Cross-Disciplinary Usage
A cone is not only useful in Maths but also plays an important role in Physics (sound waves, optics), Computer Science (3D graphics and modeling), and daily logical reasoning. Students preparing for JEE or NEET will see its relevance in both theory questions and practical applications. For a deeper dive into cone formulas, check out Surface Area of Cone and Volume of Cube, Cuboid and Cylinder.
We explored cone—from definition, formula, types, real-world examples, mistakes, and links to other shapes and subjects. Keep practicing with Vedantu to master cone problems and become confident for your maths exams!
Learn more about related concepts: Cone Shape, Frustum of Cone, Geometric Shapes.
FAQs on Cone: Meaning, Types, and Examples in English
1. What is a cone in mathematics?
In mathematics, a cone is a three-dimensional geometric shape that has a flat, circular base and tapers smoothly to a single point called the apex or vertex. It consists of one curved surface connecting the apex to the circumference of the base.
2. What are the main properties that define a cone?
The key properties of a cone are:
It has exactly one circular face (the base).
It has one vertex (the apex).
It has one curved surface.
It has zero edges.
It has a height (h), which is the perpendicular distance from the apex to the center of the base.
It has a slant height (l), which is the distance from the apex to any point on the edge of the base.
3. What are the two primary types of cones?
The two main types of cones are distinguished by the position of their apex relative to the base:
Right Circular Cone: The apex is located directly above the center of the circular base. Its axis is perpendicular to the base. An ice cream cone is a classic example.
Oblique Cone: The apex is not directly above the center of the base. Its axis is tilted and not perpendicular to the base, making the cone appear to lean. A leaning party hat is a good example.

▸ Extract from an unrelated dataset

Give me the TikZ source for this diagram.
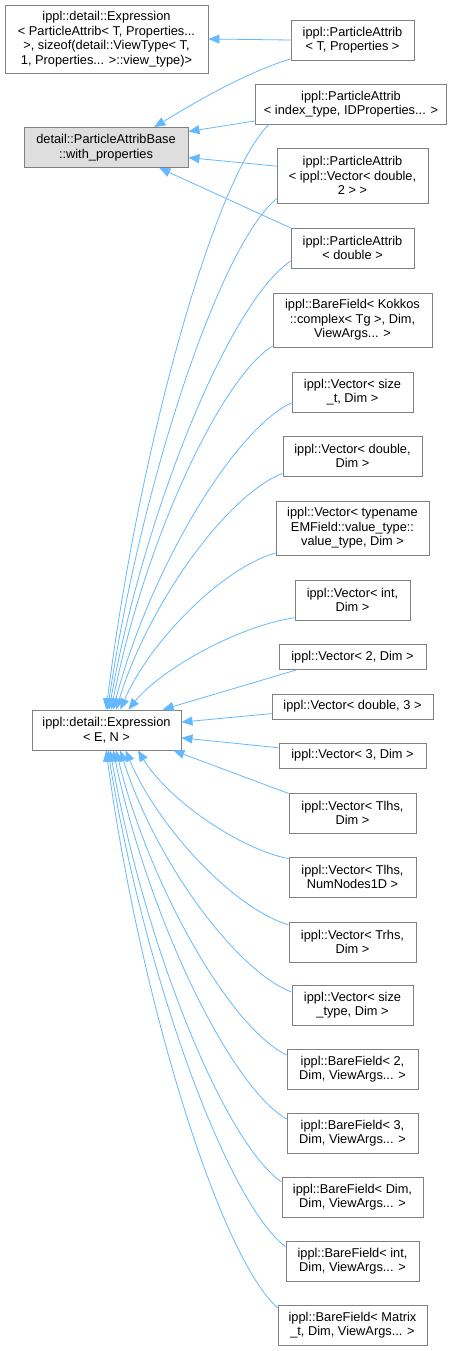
\documentclass[tikz,border=0pt]{standalone}
\usepackage{fontspec}
\setmainfont{Liberation Sans}
\usepackage{tikz}
\usepackage{xcolor}
\usetikzlibrary{
  positioning, arrows.meta, calc,
}
\definecolor{cEdge}    {HTML}{63B8FF}
\definecolor{cBorder}  {HTML}{808080}
\definecolor{cCurrent} {HTML}{DEDEDE}

\tikzset{
  cls/.style={draw=cBorder, line width=0.9pt, fill=white, inner sep=0pt,
    align=center, font=\fontsize{12.8}{14.6}\selectfont},
  cur/.style={cls, fill=cCurrent},
  inh/.style={cEdge, line width=0.8pt, -{Triangle[length=11pt, width=9pt]}},
}

\begin{document}
\begin{tikzpicture}[x=1pt, y=-1pt]
  \useasboundingbox (0,0) rectangle (455,1351);

  % base classes
  \node[cls, minimum width=203pt, minimum height=68pt] (tExpr) at (106.5,39)
    {ippl::detail::Expression\\< ParticleAttrib< T, Properties...\\>, sizeof(detail::ViewType< T,\\1, Properties... >::view\_type)>};
  \node[cur, minimum width=164pt, minimum height=40pt] (paBase) at (106,147.5)
    {detail::ParticleAttribBase\\::with\_properties};
  \node[cls, minimum width=149pt, minimum height=40pt] (expr) at (106.5,730)
    {ippl::detail::Expression\\< E, N >};

  % derived classes
  \node[cls, minimum width=123pt, minimum height=40pt] (paTP) at (352.5,40)
    {ippl::ParticleAttrib\\< T, Properties >};
  \node[cls, minimum width=191pt, minimum height=40pt] (paIdx) at (351,104)
    {ippl::ParticleAttrib\\< index\_type, IDProperties... >};
  \node[cls, minimum width=151pt, minimum height=55pt] (paVec) at (352.5,175.5)
    {ippl::ParticleAttrib\\< ippl::Vector< double,\\2 > >};
  \node[cls, minimum width=123pt, minimum height=40pt] (paDbl) at (352.5,248)
    {ippl::ParticleAttrib\\< double >};
  \node[cls, minimum width=159pt, minimum height=54pt] (bfKok) at (352.5,320)
    {ippl::BareField< Kokkos\\::complex< Tg >, Dim,\\ViewArgs... >};
  \node[cls, minimum width=121pt, minimum height=40pt] (vSizeT) at (352.5,392)
    {ippl::Vector< size\\\_t, Dim >};
  \node[cls, minimum width=139pt, minimum height=40pt] (vDblDim) at (352.5,456)
    {ippl::Vector< double,\\Dim >};
  \node[cls, minimum width=153pt, minimum height=54pt] (vTypename) at (352.5,528)
    {ippl::Vector< typename\\EMField::value\_type::\\value\_type, Dim >};
  \node[cls, minimum width=115pt, minimum height=40pt] (vInt) at (352.5,600)
    {ippl::Vector< int,\\Dim >};
  \node[cls, minimum width=147pt, minimum height=25pt] (v2Dim) at (352.5,657)
    {ippl::Vector< 2, Dim >};
  \node[cls, minimum width=161pt, minimum height=25pt] (vDbl3) at (352.5,706.5)
    {ippl::Vector< double, 3 >};
  \node[cls, minimum width=147pt, minimum height=25pt] (v3Dim) at (352.5,755.5)
    {ippl::Vector< 3, Dim >};
  \node[cls, minimum width=127pt, minimum height=40pt] (vTlhsDim) at (352.5,813)
    {ippl::Vector< Tlhs,\\Dim >};
  \node[cls, minimum width=127pt, minimum height=40pt] (vTlhsNN) at (352.5,877)
    {ippl::Vector< Tlhs,\\NumNodes1D >};
  \node[cls, minimum width=127pt, minimum height=40pt] (vTrhs) at (352.5,942)
    {ippl::Vector< Trhs,\\Dim >};
  \node[cls, minimum width=121pt, minimum height=40pt] (vSizeType) at (352.5,1005)
    {ippl::Vector< size\\\_type, Dim >};
  \node[cls, minimum width=131pt, minimum height=40pt] (bf2) at (352.5,1069)
    {ippl::BareField< 2,\\Dim, ViewArgs... >};
  \node[cls, minimum width=131pt, minimum height=40pt] (bf3) at (352.5,1133)
    {ippl::BareField< 3,\\Dim, ViewArgs... >};
  \node[cls, minimum width=141pt, minimum height=40pt] (bfDim) at (352.5,1197)
    {ippl::BareField< Dim,\\Dim, ViewArgs... >};
  \node[cls, minimum width=133pt, minimum height=40pt] (bfInt) at (352.5,1261)
    {ippl::BareField< int,\\Dim, ViewArgs... >};
  \node[cls, minimum width=149pt, minimum height=40pt] (bfMat) at (352.5,1325)
    {ippl::BareField< Matrix\\\_t, Dim, ViewArgs... >};

  % inheritance edges
  \draw[inh] (paTP.west) -- (tExpr.east);
  \draw[inh] (paTP.197) .. controls +(-50,15) and +(25,-15) .. (paBase.23);
  \draw[inh] (paIdx.190) -- (paBase.11);
  \draw[inh] (paVec.173) -- (paBase.-7);
  \draw[inh] (paDbl.162) -- (paBase.-21);

  \draw[inh] (paIdx.194) .. controls +(-54,53) and +(33,-264) .. (expr.91);
  \draw[inh] (paVec.197) .. controls +(-56,46) and +(34,-230) .. (expr.87);
  \draw[inh] (paDbl.192) .. controls +(-60,40) and +(36,-202) .. (expr.83);
  \draw[inh] (bfKok.198) .. controls +(-53,33) and +(32,-164) .. (expr.77);
  \draw[inh] (vSizeT.190) .. controls +(-59,28) and +(36,-138) .. (expr.72);
  \draw[inh] (vDblDim.194) .. controls +(-55,21) and +(33,-107) .. (expr.65);
  \draw[inh] (vTypename.198) .. controls +(-51,14) and +(31,-71) .. (expr.56);
  \draw[inh] (vInt.197) .. controls +(-55,8) and +(33,-41) .. (expr.43);
  \draw[inh] (v2Dim.193) -- (expr.20);
  \draw[inh] (vDbl3.185) -- (expr.6);
  \draw[inh] (v3Dim.174) -- (expr.-6);
  \draw[inh] (vTlhsDim.163) -- (expr.-17);
  \draw[inh] (vTlhsNN.164) .. controls +(-50,-10) and +(30,49) .. (expr.-33);
  \draw[inh] (vTrhs.165) .. controls +(-54,-16) and +(33,78) .. (expr.-47);
  \draw[inh] (vSizeType.168) .. controls +(-57,-22) and +(34,108) .. (expr.-56);
  \draw[inh] (bf2.168) .. controls +(-56,-27) and +(34,137) .. (expr.-65);
  \draw[inh] (bf3.168) .. controls +(-57,-33) and +(35,166) .. (expr.-72);
  \draw[inh] (bfDim.168) .. controls +(-57,-39) and +(34,194) .. (expr.-80);
  \draw[inh] (bfInt.168) .. controls +(-59,-45) and +(36,223) .. (expr.-86);
  \draw[inh] (bfMat.167) .. controls +(-57,-50) and +(34,251) .. (expr.-91);
\end{tikzpicture}
\end{document}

4. What are some common examples of cone shapes found in everyday life?
Many everyday objects are shaped like cones. Common examples include traffic cones, party hats, ice cream cones, funnels used for pouring liquids, and the pointed tip of a sharpened pencil. These examples help visualise the geometric shape in a real-world context.
5. What is the difference between the height and the slant height of a cone?
The height and slant height are two different measurements in a cone. The height (h) is the perpendicular distance from the apex to the center of the base, forming a right angle. The slant height (l) is the distance measured along the cone's sloped surface from the apex to any point on the circumference of the base. The slant height is always longer than the height and is used to calculate the curved surface area.
6. How is the volume of a cone conceptually related to the volume of a cylinder?
The volume of a cone is directly related to the volume of a cylinder. If you have a cone and a cylinder with the same base radius (r) and the same height (h), the cone's volume is exactly one-third of the cylinder's volume. This is why the formula for a cone's volume is V = (1/3)πr²h, where πr²h is the volume of the corresponding cylinder.
7. How do you find the total surface area of a cone?
The total surface area (TSA) of a cone is the sum of its two surfaces: the area of its circular base and its curved surface area. The formula is:
TSA = Area of Base + Curved Surface Area
This translates to TSA = πr² + πrl, where 'r' is the radius of the base and 'l' is the slant height. The formula can be simplified to TSA = πr(r + l).
8. What is the key difference between a cone and a pyramid?
The most important difference between a cone and a pyramid lies in the shape of their base. A cone always has a circular base and one smooth, curved surface. In contrast, a pyramid has a polygonal base (such as a square, triangle, or pentagon) and multiple flat, triangular faces that meet at the apex.
9. What happens when you slice a cone with a flat plane?
Slicing a cone with a plane creates different types of curves known as conic sections. The shape of the curve depends on the angle of the slice:
A slice parallel to the base creates a circle.
A slice at a slight angle to the base creates an ellipse.
A slice parallel to the slant height of the cone creates a parabola.
A steep slice that cuts through both the top and bottom parts of a double cone creates a hyperbola.
10. What is a frustum and how is it formed from a cone?
A frustum is a portion of a cone that is left after its top section is cut off by a plane that is parallel to its base. This shape, commonly seen in objects like buckets or lampshades, has two circular bases of different sizes (a top base and a bottom base) and a curved surface connecting them.